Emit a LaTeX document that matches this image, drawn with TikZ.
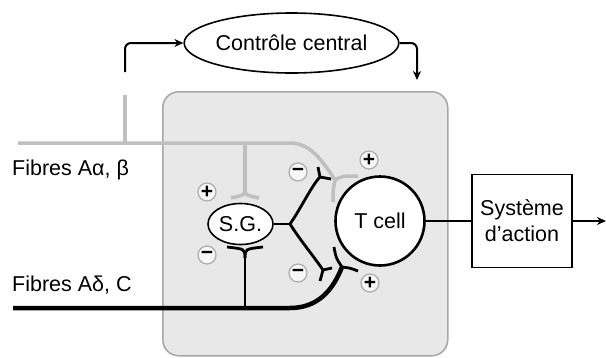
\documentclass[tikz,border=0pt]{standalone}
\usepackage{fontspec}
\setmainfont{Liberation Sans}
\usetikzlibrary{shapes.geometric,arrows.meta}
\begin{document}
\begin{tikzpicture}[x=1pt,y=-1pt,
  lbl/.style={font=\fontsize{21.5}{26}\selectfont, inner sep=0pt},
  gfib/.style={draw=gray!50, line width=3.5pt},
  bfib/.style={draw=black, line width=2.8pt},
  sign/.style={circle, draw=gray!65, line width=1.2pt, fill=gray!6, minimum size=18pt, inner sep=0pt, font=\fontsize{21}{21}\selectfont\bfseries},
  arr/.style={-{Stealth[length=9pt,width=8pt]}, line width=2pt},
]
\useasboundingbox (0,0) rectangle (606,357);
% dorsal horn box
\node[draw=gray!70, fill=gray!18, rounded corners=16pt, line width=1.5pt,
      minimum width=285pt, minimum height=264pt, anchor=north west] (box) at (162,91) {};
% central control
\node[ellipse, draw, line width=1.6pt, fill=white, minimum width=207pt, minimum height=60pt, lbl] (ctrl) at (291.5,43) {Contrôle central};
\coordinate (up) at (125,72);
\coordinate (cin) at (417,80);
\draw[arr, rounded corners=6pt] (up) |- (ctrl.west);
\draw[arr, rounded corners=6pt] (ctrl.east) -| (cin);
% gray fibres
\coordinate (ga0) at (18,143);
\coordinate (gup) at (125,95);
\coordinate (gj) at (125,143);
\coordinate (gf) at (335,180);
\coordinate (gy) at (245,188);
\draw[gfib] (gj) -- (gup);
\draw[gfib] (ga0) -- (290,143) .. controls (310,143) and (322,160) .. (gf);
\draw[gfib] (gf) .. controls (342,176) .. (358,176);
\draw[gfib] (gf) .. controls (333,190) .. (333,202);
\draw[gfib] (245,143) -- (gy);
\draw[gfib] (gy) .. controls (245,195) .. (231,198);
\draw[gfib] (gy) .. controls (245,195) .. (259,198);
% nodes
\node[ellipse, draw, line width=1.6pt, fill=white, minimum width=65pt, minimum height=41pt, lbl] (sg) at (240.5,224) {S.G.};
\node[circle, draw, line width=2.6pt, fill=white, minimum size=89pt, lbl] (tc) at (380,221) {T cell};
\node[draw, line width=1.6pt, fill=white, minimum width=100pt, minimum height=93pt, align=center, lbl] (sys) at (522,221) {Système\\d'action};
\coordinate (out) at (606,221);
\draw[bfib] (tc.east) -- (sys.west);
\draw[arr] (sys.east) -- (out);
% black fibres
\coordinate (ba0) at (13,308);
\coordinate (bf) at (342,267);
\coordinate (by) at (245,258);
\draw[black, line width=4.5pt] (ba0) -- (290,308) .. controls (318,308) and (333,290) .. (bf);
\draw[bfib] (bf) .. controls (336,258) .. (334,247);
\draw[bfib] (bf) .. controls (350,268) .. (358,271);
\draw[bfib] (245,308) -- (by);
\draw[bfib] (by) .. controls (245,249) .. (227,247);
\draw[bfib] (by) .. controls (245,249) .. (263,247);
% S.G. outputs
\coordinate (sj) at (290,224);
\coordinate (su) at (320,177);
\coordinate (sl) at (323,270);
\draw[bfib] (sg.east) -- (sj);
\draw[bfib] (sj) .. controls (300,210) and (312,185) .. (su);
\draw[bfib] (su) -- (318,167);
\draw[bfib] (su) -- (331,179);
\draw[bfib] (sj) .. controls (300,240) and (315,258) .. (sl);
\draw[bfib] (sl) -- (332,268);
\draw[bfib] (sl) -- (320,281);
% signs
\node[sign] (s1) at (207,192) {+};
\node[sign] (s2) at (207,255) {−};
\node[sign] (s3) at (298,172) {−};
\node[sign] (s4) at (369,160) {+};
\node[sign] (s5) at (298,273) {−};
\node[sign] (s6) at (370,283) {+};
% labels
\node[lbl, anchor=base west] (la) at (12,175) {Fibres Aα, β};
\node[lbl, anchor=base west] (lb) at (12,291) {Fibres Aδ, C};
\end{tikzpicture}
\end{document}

- - - - -

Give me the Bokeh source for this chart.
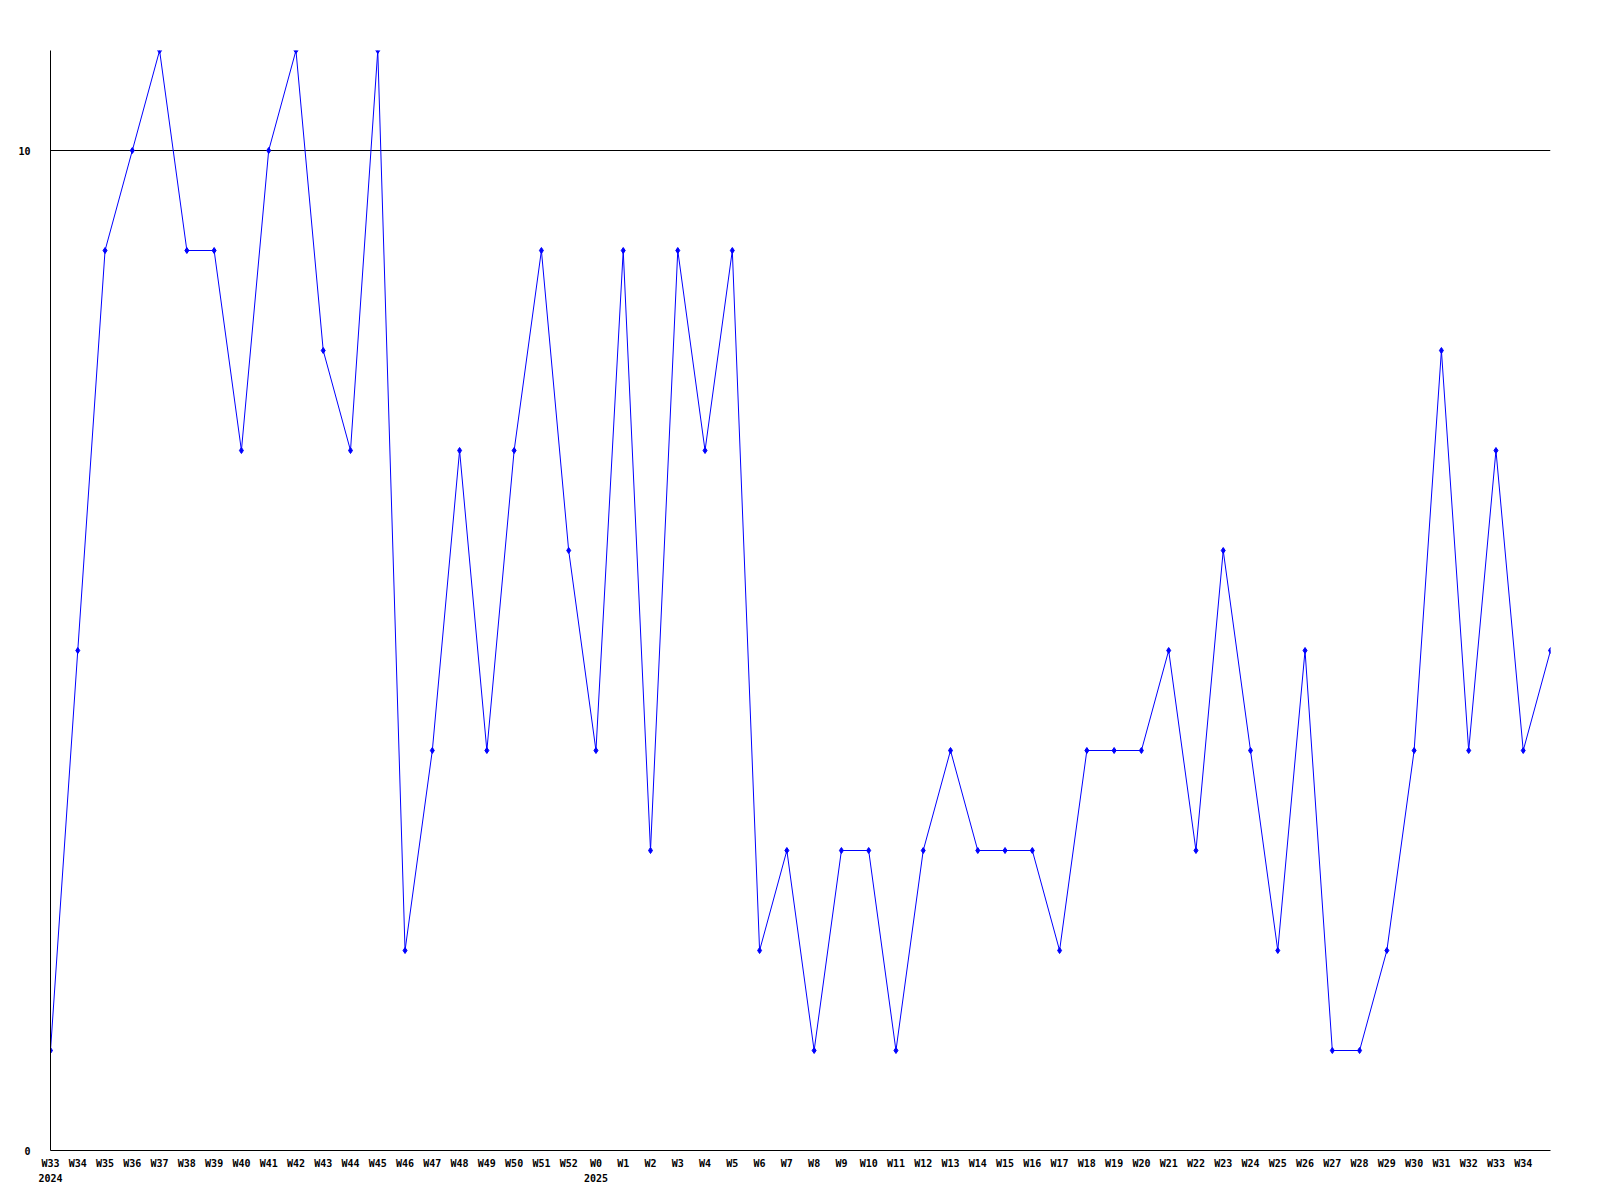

- - - - -

Prompt
Find how many lines in the material hold the word "this" and state that number alone.

Finished task
2